El suelo donde están las altas columnas no es horizontal, tiene una inclinación que da sentido al concepto del exilio: es difícil caminar por la pendiente, que representa empezar una nueva vida en otro país, mientras que la gravedad tira de nosotros simbolizando la tierra de donde venimos y nuestros lazos emocionales con nuestra patria.

Y para no extrañar tanto a México estando tan lejos, no hay mejor consuelo que la comida. En Gendarmenplatz, en pleno corazón de Berlín, está el restaurant Augustiner. El codillo de cerdo es un platillo típico e impresionante: un kilo de carne con un solo hueso servida sobre una cama de col. Es algo muy parecido a las carnitas y una desearía que viniera acompañado de tortillas y salsa. Nadie logra acabarse uno, por lo general se comparte y no es un platillo caro.

El restaurante elabora su propia cerveza, y hay varios tipos. Es un lugar muy acogedor, pero hay que tener cuidado con los carteristas. En diciembre pasado mi celular desapareció de la bolsa de mi chamarra mientras le hincaba el diente al famoso codillo. Larga vida a los seguros, nunca salga sin un seguro de viaje ni sin un seguro médico.

Continuando con los museos, la visita al Museo de las Comunicaciones fue algo dolorosa; no esperaba ver tras las vitrinas la consola Atari con la que jugaba en mi niñez, el modelo del primer teléfono que tuvimos en casa, el celular Nokia que tuve cuando estudiaba en Madrid y que me sacaron de la bolsa unos gitanos en el metro hace quince años, ni máquinas de escribir como las que usaba para hacer mis tareas en la secundaria. Salí de ahí sintiéndome historia viva.

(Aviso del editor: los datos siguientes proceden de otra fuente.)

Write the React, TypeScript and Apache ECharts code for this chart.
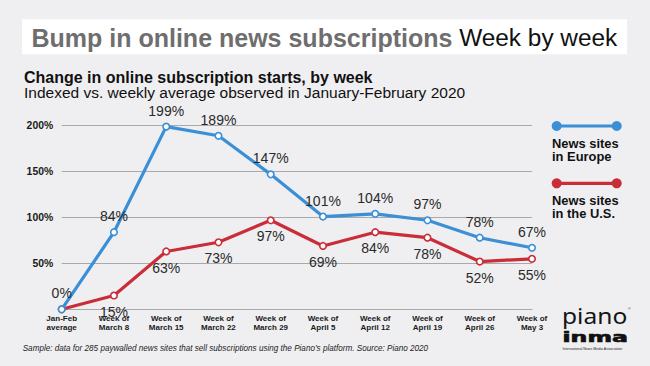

Vaya viaje de vida que llevamos los cuarentones; el paso de análogo a digital, de los dibujos animados a la animación, de las máquinas de escribir a las computadoras, de los celulares a los teléfonos inteligentes, del correo tradicional al correo electrónico, de los walkmans a Spotify, de VHS y Beta a la televisión digital, de las voluminosas y pesadas televisiones a las pantallas planas, de la tragedia del transbordador Challenger a la exitosa puesta en órbita de un auto en el espacio. Pensándolo bien, es una fortuna ser testigo de estos cambios. ¿De qué nos maravillaremos en el futuro?